Why Was I Forced to Leave School at Age 16?
by Yuanyuan
December 7, 2002
(Clearwisdom.net) I had never thought, even in my dreams, that I, who
loved to study, would be forced to leave school, leave my beloved teacher and
schoolmates. Since childhood, the education I had received was to love my
country. But did I love it wrongly? Who was it that changed my beloved country
like this?
I learned Falun Gong in Beijing in 1996, when I was ten years old. With my
parents' help, I started to study the books and cultivate my xinxing
(moral character, mind or heart nature). I often went to the practice site with
my dad to join the group exercises. Life was peaceful and happy at that time.
Also after practicing Falun Gong, a hereditary disease in my trachea that had
bothered me for a very long time, and which all attempts to cure had failed--
also greatly improved. My medical expenses were reduced dramatically. Gradually,
I didn't even need to spend one cent on medical expenses. Since then, I have
never suffered from the pain of illnesses.
Something I could never have expected did happen beginning on July 20, 1999.
In the my beloved country, brutality, deception and violence descended upon my
peaceful and happy family. Since Mom and Dad didn't want go against their
conscience to say that Falun Gong is not good, they went to appeal at the
Appeals Bureau, and were detained many times. When I was in the second grade of
Junior High School, the police--those people who in my mind had been the ones
who punish evil and reward good--called me out from an English class and told me
if I would persuade my mother to stop practicing Falun Gong, they would let me
visit her. I didn't want to do so. Those officers talked and cursed, nonstop.
Right before they left, one of them pointed at me with his eyes wide open and
shouted at me, "I'll give you one more chance. Are you going or not?" Feeling a
bit afraid and wronged, I was already crying, but very firmly I told him, "No, I
am not going!"
Since then, my life has no longer been peaceful. In junior high school, this
kind of "talk" happened to me three times. When I was in class, I was suddenly
called out, threatened and questioned. Unexpectedly, on May 1, right before my
graduation exams from Junior High School when I just turned fifteen, personnel
from the street administration committee and the head of my school used the
excuse of visiting my mother to trick me into a brainwashing class.
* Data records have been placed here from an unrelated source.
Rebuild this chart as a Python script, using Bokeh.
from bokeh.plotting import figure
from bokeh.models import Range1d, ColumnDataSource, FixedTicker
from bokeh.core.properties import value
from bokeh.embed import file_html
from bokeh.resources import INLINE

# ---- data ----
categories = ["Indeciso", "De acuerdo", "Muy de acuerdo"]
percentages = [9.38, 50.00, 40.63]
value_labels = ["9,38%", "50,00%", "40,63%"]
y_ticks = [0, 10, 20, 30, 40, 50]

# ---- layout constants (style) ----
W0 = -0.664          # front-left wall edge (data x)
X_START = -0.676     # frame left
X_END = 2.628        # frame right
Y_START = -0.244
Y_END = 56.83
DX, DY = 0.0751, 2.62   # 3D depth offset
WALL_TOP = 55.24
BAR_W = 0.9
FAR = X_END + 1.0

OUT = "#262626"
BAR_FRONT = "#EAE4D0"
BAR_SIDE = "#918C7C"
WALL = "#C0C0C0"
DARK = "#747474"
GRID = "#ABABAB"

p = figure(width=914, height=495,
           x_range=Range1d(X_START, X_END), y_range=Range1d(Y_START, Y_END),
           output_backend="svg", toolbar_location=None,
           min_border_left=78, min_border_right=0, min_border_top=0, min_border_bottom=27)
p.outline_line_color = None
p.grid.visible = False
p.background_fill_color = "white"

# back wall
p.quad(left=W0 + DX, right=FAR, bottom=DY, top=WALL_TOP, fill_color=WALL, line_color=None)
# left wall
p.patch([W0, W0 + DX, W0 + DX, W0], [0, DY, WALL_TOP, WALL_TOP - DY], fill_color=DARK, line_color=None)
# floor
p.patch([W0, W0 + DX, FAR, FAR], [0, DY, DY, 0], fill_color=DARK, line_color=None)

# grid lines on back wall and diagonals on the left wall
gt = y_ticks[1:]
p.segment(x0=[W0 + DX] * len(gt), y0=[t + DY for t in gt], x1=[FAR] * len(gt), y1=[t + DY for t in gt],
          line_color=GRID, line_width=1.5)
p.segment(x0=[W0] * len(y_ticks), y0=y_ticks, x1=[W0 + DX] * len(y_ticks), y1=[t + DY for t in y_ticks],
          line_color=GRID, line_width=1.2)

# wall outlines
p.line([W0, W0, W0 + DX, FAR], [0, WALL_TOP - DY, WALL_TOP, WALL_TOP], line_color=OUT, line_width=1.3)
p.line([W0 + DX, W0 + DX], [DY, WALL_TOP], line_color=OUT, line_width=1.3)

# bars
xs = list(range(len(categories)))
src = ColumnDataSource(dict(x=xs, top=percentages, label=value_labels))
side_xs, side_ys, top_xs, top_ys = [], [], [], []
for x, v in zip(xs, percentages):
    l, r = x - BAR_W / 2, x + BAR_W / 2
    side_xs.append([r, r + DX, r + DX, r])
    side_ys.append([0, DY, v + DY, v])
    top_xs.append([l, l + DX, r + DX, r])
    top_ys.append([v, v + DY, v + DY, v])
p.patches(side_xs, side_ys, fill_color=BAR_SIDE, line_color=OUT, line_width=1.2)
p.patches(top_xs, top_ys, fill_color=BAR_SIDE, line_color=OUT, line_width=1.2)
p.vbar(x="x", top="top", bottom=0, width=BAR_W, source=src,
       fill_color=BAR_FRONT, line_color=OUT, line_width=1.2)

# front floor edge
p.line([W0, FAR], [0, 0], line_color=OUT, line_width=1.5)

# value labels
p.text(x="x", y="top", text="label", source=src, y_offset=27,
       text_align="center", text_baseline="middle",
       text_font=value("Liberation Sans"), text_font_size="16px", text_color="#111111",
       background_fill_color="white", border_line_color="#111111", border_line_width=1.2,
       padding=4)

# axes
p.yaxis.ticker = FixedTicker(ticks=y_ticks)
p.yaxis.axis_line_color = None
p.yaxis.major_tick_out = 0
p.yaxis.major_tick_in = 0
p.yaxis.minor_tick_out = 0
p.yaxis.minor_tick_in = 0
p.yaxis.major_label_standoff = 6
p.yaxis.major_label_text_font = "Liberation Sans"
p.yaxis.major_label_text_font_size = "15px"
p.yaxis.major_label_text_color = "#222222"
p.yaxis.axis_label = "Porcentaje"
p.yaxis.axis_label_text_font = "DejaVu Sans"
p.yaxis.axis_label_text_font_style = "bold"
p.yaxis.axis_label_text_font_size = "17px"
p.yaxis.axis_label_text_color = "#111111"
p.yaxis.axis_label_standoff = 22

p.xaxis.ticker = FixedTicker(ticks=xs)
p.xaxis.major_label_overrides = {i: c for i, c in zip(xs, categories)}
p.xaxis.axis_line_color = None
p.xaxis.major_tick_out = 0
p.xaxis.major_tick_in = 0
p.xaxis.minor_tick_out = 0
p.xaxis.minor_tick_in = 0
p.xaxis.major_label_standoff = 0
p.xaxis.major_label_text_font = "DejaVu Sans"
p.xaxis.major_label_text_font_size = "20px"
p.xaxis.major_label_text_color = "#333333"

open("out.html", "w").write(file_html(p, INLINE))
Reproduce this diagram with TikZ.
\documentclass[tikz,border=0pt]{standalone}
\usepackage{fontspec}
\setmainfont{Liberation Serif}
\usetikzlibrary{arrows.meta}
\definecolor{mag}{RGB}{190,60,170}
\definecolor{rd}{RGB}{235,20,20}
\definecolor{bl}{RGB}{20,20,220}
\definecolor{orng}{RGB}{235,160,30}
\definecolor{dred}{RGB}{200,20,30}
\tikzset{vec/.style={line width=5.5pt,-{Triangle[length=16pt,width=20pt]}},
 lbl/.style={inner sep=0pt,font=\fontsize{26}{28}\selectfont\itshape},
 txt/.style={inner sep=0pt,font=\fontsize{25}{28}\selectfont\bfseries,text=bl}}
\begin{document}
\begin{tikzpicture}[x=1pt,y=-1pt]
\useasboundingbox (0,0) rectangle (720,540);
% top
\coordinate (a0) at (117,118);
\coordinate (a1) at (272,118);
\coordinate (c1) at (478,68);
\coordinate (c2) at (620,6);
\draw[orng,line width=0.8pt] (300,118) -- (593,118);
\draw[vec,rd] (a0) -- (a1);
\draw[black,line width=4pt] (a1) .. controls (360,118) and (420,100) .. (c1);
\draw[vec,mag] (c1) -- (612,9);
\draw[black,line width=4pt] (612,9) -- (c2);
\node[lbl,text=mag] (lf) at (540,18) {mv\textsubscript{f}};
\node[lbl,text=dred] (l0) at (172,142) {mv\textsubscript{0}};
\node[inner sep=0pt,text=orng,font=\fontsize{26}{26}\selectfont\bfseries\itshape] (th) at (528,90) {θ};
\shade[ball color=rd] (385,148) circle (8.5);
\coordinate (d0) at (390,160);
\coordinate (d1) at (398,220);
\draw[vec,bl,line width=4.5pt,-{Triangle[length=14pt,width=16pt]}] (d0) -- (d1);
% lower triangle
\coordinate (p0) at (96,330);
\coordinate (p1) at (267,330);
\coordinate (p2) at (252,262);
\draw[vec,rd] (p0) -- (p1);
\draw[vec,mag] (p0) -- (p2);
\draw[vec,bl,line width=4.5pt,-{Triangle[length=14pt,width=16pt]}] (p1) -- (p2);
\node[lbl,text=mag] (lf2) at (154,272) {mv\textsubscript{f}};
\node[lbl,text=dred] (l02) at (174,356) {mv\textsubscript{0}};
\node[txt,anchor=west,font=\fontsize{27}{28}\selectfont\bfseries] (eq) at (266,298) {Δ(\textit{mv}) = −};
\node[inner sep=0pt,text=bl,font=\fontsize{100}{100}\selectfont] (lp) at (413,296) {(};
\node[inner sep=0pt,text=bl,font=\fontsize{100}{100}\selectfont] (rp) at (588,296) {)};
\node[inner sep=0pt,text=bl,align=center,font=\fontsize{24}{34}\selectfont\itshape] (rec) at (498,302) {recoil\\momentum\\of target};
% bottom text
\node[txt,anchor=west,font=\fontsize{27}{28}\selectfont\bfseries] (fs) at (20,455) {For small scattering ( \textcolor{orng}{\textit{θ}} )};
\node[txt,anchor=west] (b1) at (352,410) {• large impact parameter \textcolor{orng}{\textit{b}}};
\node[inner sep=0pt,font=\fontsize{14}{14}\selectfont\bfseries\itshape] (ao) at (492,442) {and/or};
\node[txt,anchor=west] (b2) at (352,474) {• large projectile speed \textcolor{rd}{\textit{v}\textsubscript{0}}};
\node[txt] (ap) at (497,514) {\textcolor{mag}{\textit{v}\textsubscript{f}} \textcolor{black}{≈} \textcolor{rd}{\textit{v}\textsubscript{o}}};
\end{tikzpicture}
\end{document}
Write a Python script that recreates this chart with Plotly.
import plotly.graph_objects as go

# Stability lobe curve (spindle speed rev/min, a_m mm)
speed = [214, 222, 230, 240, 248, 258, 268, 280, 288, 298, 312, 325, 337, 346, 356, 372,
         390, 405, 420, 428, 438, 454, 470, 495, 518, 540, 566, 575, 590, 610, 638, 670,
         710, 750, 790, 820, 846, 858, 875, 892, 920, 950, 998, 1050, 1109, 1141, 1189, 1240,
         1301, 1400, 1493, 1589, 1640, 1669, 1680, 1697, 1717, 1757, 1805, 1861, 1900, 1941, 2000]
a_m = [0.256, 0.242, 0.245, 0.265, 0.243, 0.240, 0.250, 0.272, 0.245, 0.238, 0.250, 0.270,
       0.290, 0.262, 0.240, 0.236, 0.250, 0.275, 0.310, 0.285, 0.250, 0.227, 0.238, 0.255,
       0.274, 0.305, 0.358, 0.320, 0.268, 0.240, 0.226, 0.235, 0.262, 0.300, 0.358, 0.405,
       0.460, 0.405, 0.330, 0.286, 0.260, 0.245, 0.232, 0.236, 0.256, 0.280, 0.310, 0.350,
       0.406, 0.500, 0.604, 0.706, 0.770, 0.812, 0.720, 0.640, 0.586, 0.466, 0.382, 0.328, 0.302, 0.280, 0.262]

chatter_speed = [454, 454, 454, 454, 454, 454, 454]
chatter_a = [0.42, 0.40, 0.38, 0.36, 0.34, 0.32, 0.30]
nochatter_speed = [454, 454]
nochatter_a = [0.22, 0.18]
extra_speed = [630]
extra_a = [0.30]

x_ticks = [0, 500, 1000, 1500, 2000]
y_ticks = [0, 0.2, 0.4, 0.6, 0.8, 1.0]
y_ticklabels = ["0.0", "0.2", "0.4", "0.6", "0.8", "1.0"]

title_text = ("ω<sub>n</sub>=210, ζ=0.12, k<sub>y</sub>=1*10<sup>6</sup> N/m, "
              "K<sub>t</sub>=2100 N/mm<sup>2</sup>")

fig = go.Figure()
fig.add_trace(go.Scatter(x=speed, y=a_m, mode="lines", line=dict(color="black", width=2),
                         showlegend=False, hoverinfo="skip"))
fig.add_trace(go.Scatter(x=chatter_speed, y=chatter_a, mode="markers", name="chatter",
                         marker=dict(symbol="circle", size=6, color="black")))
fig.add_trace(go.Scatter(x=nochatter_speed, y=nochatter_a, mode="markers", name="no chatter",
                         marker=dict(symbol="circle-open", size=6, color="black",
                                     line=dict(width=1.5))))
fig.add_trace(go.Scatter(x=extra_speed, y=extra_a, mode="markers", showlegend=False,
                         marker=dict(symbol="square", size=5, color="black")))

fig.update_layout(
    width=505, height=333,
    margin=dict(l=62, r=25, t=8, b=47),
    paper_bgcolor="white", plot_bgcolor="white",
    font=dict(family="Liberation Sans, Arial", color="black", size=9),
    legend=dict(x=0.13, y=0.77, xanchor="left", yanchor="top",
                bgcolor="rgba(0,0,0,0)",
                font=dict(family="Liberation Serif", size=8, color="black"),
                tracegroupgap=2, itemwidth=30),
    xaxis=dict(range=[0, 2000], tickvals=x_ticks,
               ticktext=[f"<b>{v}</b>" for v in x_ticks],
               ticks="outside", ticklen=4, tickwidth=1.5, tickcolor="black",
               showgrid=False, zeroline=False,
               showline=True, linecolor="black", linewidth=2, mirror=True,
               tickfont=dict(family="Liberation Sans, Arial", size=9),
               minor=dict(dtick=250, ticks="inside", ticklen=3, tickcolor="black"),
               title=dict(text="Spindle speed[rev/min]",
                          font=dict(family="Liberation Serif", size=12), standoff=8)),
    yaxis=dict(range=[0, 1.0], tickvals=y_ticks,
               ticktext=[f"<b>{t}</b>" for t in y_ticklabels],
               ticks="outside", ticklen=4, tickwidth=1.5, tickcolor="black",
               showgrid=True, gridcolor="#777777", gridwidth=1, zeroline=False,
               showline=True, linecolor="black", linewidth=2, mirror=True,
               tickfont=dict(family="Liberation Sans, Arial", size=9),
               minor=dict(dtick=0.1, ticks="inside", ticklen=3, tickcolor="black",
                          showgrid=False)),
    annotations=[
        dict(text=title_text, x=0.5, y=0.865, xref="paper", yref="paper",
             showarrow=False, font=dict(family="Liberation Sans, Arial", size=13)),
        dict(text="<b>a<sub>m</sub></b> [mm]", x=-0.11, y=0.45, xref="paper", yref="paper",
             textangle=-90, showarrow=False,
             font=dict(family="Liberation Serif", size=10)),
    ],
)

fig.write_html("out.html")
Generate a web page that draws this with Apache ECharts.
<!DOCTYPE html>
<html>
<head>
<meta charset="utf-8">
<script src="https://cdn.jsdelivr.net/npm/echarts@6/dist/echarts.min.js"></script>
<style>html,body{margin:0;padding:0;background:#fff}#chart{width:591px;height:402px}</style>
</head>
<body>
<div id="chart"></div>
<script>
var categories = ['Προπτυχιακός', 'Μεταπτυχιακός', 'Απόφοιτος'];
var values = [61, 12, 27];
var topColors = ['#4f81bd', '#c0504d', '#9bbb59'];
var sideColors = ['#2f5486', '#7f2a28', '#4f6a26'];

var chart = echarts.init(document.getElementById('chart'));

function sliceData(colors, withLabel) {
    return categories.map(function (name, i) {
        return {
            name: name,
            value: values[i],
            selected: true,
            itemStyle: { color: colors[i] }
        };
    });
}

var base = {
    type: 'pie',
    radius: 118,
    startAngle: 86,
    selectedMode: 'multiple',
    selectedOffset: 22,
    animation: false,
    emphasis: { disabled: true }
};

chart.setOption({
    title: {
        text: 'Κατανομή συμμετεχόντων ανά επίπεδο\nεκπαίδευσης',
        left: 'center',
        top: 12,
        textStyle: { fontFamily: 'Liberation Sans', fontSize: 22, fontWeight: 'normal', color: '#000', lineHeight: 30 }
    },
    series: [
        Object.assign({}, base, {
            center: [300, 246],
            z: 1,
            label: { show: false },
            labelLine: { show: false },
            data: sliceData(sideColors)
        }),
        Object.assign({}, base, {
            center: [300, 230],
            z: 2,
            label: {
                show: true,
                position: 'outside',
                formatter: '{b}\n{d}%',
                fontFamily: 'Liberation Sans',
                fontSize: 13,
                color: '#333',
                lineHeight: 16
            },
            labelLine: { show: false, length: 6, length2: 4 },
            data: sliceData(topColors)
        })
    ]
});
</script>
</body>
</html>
Because of worrying and the constant harassment, I only got admitted into an
average high school. At that time, my dear mother was forced to leave home
again, and had not been back for over one year. The persecution against me
wasn't over yet, either.
In the beginning of September of this year, the school secretary and the vice
president asked me out for another "talk." They asked me if I still practiced
Falun Gong. I told them righteously that I still do. I also told them how I
benefited from it and that Dafa is good. Dafa practitioners are being
persecuted, and are being treated unjustly. By that time I thought they had
understood, but against my expectation, in the late afternoon on September 28,
the evil police once again kidnapped my father and me to the brainwashing class.
A few days later, I felt close to a mental collapse. The tremendous pressure and
the endless lies made me feel suffocated every second. I wanted to cry but I was
tearless. Finally, I had to leave high school and wander about like my mother.
I want to say loudly, "This is not what I want! This is a choice I had to
make against my will."
Those of you who got angry because you failed to brainwash me: Do you know
why I didn't appreciate you when you tried to so-called "save" me while being
deceived yourselves?
When you confiscated our apartment and said that you would cancel my
qualification for the entrance exam to high school under pressure, do you know
why I wasn't moved by that?
When you helped a tyrant to do evil, and said if I continue to practice Falun
Dafa, you would send me, a girl under the age of 18 who didn't do anything wrong
to a forced labor camp, do you know why was I so firm and unshakeable?
When you were utterly furious and wanted to arrest me again to persecute me
further, do you know why I still kindly persuaded you to do good deeds? I did it
because Falun Dafa is Good! It's because "coercion cannot change people's
hearts."
I want to tell you: Dafa is indestructible. Only those who believe the Truth
will have a bright future! Don't do things anymore that will harm yourselves and
others. My country and the people I love, please, wake up!